▶ _Exercise details_
Using the listing below, set down each line from the line containing "Give me the" through the line containing "1.749, 2.476, 2.374];", both ends included, exactly and with nothing added.

▶ _Data provided_
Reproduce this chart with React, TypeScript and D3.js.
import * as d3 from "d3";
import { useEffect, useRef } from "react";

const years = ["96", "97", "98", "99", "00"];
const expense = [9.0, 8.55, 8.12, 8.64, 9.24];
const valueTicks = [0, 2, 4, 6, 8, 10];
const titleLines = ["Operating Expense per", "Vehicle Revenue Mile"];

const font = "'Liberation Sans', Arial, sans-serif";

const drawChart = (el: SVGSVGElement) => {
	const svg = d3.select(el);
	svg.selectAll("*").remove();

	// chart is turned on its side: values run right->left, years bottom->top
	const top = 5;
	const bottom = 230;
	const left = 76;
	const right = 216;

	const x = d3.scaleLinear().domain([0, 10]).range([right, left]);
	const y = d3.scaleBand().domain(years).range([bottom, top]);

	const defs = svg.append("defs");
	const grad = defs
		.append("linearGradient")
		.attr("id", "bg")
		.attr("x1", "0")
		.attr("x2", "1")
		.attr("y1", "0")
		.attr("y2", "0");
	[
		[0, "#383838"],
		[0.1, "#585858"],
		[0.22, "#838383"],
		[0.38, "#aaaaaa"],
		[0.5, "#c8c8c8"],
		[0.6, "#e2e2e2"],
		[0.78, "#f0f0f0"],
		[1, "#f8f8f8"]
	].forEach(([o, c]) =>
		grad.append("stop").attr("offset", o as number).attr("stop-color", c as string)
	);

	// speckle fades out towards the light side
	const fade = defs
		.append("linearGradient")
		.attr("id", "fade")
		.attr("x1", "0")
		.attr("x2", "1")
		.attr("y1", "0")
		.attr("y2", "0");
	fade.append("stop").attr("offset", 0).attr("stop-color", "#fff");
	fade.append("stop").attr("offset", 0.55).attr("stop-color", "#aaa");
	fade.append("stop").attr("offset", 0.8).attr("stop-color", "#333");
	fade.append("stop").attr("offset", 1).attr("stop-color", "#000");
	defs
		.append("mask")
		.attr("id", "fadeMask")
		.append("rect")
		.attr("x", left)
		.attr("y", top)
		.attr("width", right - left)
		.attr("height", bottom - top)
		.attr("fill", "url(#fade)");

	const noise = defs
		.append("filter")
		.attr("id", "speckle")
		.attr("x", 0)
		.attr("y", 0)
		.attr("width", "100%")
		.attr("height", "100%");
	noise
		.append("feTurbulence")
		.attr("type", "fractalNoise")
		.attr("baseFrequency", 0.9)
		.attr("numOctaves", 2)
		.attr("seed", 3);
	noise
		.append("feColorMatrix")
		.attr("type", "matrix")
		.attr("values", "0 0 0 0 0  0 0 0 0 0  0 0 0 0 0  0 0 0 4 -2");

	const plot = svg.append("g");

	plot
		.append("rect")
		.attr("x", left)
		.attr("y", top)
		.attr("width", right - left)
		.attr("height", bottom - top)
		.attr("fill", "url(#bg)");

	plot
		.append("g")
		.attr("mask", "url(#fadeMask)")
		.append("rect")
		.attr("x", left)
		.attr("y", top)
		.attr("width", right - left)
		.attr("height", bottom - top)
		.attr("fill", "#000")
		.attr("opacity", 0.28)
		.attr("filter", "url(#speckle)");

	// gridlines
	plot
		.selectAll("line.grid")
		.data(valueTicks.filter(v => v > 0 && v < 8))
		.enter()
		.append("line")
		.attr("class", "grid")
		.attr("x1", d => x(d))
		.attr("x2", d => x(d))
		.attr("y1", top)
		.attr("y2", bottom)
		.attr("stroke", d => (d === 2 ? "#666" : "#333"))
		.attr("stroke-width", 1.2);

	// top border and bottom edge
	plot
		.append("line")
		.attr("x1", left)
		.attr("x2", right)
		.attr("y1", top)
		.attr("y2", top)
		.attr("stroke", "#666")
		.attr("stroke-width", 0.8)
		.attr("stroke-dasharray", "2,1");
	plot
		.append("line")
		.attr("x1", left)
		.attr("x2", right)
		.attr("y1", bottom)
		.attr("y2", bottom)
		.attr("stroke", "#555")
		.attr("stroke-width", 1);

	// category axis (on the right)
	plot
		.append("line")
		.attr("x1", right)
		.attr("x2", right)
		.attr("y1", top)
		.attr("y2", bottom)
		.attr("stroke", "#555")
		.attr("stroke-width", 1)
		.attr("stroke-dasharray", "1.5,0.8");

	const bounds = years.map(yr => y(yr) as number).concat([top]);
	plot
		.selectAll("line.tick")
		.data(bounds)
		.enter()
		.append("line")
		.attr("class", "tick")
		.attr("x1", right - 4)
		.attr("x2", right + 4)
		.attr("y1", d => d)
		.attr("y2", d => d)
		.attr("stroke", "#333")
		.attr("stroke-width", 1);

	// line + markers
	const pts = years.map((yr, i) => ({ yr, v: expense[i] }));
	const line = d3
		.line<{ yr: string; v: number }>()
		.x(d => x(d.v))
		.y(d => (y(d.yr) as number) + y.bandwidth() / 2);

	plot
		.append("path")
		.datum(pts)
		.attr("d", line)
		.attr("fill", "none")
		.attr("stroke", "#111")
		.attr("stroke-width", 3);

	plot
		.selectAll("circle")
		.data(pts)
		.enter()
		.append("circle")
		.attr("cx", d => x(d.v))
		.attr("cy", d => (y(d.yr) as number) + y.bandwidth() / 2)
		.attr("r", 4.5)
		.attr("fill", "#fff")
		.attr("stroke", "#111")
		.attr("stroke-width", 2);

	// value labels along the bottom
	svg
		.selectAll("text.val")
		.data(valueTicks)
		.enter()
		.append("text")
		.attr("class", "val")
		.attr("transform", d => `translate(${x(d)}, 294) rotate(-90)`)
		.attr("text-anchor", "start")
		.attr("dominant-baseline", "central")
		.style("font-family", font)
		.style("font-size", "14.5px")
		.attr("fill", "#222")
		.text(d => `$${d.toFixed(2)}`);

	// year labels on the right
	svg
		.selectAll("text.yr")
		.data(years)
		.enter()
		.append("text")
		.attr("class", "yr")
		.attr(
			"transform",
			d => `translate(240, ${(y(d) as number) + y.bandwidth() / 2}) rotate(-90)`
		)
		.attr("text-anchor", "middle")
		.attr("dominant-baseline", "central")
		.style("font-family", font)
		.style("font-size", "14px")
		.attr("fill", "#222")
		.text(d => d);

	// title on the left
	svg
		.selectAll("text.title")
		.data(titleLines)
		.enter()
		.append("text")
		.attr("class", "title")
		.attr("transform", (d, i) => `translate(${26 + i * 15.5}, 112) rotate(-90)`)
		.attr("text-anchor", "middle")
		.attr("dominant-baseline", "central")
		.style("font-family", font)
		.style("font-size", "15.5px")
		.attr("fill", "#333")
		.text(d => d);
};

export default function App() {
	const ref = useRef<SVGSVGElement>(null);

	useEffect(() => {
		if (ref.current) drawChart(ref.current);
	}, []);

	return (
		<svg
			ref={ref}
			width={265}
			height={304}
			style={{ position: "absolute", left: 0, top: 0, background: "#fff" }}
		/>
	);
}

* * *

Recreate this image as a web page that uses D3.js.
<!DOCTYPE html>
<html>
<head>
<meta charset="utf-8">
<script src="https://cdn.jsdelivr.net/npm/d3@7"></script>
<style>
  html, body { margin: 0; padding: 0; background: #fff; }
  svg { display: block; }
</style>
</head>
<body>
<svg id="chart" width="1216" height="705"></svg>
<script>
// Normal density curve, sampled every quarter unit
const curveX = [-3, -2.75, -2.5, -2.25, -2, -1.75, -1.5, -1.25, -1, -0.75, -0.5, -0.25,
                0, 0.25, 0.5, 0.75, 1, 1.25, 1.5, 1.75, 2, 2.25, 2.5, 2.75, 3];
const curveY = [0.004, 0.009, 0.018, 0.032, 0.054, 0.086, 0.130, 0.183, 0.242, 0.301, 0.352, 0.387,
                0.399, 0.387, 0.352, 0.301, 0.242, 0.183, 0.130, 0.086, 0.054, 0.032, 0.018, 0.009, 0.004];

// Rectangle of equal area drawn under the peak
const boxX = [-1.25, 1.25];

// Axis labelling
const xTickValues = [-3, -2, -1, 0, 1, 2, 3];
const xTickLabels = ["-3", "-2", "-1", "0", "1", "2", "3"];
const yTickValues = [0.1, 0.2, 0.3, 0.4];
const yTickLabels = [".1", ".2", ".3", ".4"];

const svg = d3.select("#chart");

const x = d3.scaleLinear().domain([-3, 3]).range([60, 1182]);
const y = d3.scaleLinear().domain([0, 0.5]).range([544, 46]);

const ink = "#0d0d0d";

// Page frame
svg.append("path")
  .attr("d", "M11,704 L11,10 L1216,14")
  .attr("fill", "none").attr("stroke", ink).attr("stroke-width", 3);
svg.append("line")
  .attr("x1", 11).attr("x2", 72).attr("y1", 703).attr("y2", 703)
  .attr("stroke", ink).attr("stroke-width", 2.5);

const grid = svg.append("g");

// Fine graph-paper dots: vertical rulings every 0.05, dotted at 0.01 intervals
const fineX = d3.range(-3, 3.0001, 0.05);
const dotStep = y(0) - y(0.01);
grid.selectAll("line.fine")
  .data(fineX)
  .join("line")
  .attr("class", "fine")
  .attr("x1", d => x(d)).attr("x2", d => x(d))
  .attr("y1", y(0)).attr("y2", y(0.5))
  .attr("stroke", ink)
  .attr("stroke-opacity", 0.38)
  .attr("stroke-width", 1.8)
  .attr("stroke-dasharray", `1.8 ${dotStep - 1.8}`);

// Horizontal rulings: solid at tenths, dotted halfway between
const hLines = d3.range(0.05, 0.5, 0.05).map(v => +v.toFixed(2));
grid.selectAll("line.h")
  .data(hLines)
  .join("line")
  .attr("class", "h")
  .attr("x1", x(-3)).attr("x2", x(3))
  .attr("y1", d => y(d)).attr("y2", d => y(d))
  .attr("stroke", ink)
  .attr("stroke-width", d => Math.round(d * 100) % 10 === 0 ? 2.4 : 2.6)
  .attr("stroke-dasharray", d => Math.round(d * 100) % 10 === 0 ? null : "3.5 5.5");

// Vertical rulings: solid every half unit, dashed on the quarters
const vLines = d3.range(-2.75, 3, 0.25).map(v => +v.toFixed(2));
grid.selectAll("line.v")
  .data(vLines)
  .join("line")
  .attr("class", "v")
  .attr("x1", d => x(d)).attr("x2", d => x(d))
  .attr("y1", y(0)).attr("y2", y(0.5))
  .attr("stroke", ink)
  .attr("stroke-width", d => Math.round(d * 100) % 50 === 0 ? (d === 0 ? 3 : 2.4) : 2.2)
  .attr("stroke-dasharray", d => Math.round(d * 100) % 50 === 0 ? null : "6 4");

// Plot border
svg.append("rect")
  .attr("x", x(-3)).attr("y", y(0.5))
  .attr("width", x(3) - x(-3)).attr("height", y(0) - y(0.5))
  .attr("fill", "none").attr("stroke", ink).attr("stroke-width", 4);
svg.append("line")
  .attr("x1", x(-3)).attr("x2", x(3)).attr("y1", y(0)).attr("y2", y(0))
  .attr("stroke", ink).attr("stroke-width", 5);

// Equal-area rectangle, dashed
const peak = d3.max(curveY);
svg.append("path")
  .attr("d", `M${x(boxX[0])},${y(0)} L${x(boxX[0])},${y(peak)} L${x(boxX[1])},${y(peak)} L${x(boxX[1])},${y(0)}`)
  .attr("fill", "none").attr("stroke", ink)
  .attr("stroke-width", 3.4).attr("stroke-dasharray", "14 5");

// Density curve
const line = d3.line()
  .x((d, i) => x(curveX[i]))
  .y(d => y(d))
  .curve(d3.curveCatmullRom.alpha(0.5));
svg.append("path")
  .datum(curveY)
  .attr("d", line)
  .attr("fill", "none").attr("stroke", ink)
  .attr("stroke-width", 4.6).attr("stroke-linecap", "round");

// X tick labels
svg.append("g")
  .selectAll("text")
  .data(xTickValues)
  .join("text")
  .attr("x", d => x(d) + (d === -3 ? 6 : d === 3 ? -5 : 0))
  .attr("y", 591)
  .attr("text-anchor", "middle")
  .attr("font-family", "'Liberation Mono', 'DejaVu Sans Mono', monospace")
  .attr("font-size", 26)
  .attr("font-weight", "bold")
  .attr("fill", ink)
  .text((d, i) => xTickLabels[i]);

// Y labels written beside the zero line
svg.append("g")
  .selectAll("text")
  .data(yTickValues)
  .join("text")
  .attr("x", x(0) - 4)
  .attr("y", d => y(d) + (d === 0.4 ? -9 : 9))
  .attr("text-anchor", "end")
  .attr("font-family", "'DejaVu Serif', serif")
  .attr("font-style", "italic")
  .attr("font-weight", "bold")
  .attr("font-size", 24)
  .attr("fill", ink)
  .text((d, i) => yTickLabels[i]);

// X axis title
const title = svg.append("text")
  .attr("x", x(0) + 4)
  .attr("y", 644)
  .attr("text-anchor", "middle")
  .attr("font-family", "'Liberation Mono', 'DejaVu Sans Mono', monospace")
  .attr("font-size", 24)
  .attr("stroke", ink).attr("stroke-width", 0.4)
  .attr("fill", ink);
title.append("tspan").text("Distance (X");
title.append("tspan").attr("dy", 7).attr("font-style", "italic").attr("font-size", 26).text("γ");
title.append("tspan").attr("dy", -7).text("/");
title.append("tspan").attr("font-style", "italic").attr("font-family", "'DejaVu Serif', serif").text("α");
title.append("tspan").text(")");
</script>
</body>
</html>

...

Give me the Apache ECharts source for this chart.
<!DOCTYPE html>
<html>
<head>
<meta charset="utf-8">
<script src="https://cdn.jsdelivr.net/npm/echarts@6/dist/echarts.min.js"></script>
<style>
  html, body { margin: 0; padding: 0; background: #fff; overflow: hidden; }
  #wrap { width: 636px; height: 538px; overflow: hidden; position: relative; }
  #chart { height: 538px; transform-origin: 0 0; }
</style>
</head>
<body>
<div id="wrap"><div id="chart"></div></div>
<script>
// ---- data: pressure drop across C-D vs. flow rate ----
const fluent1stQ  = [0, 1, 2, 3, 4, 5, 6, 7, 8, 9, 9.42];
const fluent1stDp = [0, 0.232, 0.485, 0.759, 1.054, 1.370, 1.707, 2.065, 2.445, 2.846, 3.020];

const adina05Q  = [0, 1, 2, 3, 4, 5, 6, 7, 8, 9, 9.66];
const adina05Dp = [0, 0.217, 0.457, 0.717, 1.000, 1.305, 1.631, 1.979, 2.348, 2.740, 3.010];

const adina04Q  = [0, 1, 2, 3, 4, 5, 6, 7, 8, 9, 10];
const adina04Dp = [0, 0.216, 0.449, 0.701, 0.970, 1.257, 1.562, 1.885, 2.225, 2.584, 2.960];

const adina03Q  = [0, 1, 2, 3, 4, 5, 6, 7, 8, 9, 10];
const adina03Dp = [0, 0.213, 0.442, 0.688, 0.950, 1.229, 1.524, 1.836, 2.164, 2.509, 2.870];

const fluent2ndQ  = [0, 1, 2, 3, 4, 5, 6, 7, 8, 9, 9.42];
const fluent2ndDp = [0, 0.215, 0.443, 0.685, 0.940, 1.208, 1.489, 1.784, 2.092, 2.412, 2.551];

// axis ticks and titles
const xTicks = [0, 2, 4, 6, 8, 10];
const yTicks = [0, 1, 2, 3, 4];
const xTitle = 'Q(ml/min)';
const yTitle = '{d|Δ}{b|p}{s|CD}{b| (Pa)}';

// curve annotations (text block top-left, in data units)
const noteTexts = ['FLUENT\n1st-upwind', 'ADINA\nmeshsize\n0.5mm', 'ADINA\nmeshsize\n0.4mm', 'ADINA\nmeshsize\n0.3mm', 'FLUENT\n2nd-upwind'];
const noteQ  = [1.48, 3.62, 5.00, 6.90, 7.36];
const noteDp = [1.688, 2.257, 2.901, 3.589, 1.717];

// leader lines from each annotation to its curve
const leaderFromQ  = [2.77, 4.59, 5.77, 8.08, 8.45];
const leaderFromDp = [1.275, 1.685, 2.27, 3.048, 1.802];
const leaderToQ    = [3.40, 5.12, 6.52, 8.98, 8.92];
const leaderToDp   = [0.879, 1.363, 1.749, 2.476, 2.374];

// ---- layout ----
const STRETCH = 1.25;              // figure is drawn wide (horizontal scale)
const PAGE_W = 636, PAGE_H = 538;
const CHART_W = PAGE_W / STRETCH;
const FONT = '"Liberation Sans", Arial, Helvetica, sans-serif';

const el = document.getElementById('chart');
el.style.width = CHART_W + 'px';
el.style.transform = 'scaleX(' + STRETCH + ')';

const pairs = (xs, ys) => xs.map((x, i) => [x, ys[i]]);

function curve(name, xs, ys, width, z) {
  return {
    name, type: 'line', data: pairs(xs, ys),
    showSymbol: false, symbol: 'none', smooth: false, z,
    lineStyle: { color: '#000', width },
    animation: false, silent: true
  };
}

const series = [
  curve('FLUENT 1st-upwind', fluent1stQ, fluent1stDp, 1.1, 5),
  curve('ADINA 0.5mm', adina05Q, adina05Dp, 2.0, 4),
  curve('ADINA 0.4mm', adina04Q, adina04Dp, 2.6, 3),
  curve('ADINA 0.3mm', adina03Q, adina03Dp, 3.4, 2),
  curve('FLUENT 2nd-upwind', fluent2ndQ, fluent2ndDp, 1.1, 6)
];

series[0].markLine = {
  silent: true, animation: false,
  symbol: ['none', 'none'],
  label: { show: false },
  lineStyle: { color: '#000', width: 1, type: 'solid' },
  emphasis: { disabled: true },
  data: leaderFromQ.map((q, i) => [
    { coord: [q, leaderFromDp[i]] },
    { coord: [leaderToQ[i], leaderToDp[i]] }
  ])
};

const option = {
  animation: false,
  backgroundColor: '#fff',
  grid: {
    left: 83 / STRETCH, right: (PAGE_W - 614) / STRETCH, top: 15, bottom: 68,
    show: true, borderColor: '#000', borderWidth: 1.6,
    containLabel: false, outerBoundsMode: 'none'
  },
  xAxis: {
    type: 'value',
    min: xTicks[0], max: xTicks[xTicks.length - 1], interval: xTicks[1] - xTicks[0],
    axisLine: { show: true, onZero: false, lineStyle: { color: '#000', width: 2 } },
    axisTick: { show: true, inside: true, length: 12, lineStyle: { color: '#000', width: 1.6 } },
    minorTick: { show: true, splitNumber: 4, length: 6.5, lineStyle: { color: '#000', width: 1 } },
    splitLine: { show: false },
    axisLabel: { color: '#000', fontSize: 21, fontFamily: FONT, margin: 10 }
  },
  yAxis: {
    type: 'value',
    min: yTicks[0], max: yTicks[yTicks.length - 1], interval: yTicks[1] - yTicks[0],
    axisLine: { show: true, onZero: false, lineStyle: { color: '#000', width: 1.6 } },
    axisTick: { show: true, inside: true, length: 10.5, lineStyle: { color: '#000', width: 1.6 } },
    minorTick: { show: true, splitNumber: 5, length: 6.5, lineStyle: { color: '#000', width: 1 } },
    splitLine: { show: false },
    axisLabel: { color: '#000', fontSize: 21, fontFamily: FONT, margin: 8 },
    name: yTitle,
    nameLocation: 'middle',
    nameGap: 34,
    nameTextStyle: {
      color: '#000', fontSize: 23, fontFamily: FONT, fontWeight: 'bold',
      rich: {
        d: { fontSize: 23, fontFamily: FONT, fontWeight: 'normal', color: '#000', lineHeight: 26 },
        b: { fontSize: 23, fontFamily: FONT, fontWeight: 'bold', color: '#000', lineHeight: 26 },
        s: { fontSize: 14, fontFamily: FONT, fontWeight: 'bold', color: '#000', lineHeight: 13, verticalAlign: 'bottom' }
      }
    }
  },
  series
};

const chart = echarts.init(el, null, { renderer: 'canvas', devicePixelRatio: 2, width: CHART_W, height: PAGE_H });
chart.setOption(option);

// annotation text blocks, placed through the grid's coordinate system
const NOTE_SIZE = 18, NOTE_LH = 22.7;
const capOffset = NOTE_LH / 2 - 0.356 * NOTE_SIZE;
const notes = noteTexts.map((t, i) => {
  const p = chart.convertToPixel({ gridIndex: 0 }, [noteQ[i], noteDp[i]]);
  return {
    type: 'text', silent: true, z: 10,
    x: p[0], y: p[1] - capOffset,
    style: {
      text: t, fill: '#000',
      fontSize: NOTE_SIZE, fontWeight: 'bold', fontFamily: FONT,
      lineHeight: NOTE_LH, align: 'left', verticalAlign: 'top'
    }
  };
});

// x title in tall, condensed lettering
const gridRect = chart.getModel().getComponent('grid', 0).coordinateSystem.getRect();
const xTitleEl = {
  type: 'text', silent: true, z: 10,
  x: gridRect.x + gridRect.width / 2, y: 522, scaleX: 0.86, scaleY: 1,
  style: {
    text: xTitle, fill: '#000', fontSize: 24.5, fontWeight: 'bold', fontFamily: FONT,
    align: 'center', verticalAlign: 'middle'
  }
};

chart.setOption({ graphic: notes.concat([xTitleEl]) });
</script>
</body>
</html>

▶ _Answer for this exercise_
Give me the Apache ECharts source for this chart.
<!DOCTYPE html>
<html>
<head>
<meta charset="utf-8">
<script src="https://cdn.jsdelivr.net/npm/echarts@6/dist/echarts.min.js"></script>
<style>
  html, body { margin: 0; padding: 0; background: #fff; overflow: hidden; }
  #wrap { width: 636px; height: 538px; overflow: hidden; position: relative; }
  #chart { height: 538px; transform-origin: 0 0; }
</style>
</head>
<body>
<div id="wrap"><div id="chart"></div></div>
<script>
// ---- data: pressure drop across C-D vs. flow rate ----
const fluent1stQ  = [0, 1, 2, 3, 4, 5, 6, 7, 8, 9, 9.42];
const fluent1stDp = [0, 0.232, 0.485, 0.759, 1.054, 1.370, 1.707, 2.065, 2.445, 2.846, 3.020];

const adina05Q  = [0, 1, 2, 3, 4, 5, 6, 7, 8, 9, 9.66];
const adina05Dp = [0, 0.217, 0.457, 0.717, 1.000, 1.305, 1.631, 1.979, 2.348, 2.740, 3.010];

const adina04Q  = [0, 1, 2, 3, 4, 5, 6, 7, 8, 9, 10];
const adina04Dp = [0, 0.216, 0.449, 0.701, 0.970, 1.257, 1.562, 1.885, 2.225, 2.584, 2.960];

const adina03Q  = [0, 1, 2, 3, 4, 5, 6, 7, 8, 9, 10];
const adina03Dp = [0, 0.213, 0.442, 0.688, 0.950, 1.229, 1.524, 1.836, 2.164, 2.509, 2.870];

const fluent2ndQ  = [0, 1, 2, 3, 4, 5, 6, 7, 8, 9, 9.42];
const fluent2ndDp = [0, 0.215, 0.443, 0.685, 0.940, 1.208, 1.489, 1.784, 2.092, 2.412, 2.551];

// axis ticks and titles
const xTicks = [0, 2, 4, 6, 8, 10];
const yTicks = [0, 1, 2, 3, 4];
const xTitle = 'Q(ml/min)';
const yTitle = '{d|Δ}{b|p}{s|CD}{b| (Pa)}';

// curve annotations (text block top-left, in data units)
const noteTexts = ['FLUENT\n1st-upwind', 'ADINA\nmeshsize\n0.5mm', 'ADINA\nmeshsize\n0.4mm', 'ADINA\nmeshsize\n0.3mm', 'FLUENT\n2nd-upwind'];
const noteQ  = [1.48, 3.62, 5.00, 6.90, 7.36];
const noteDp = [1.688, 2.257, 2.901, 3.589, 1.717];

// leader lines from each annotation to its curve
const leaderFromQ  = [2.77, 4.59, 5.77, 8.08, 8.45];
const leaderFromDp = [1.275, 1.685, 2.27, 3.048, 1.802];
const leaderToQ    = [3.40, 5.12, 6.52, 8.98, 8.92];
const leaderToDp   = [0.879, 1.363, 1.749, 2.476, 2.374];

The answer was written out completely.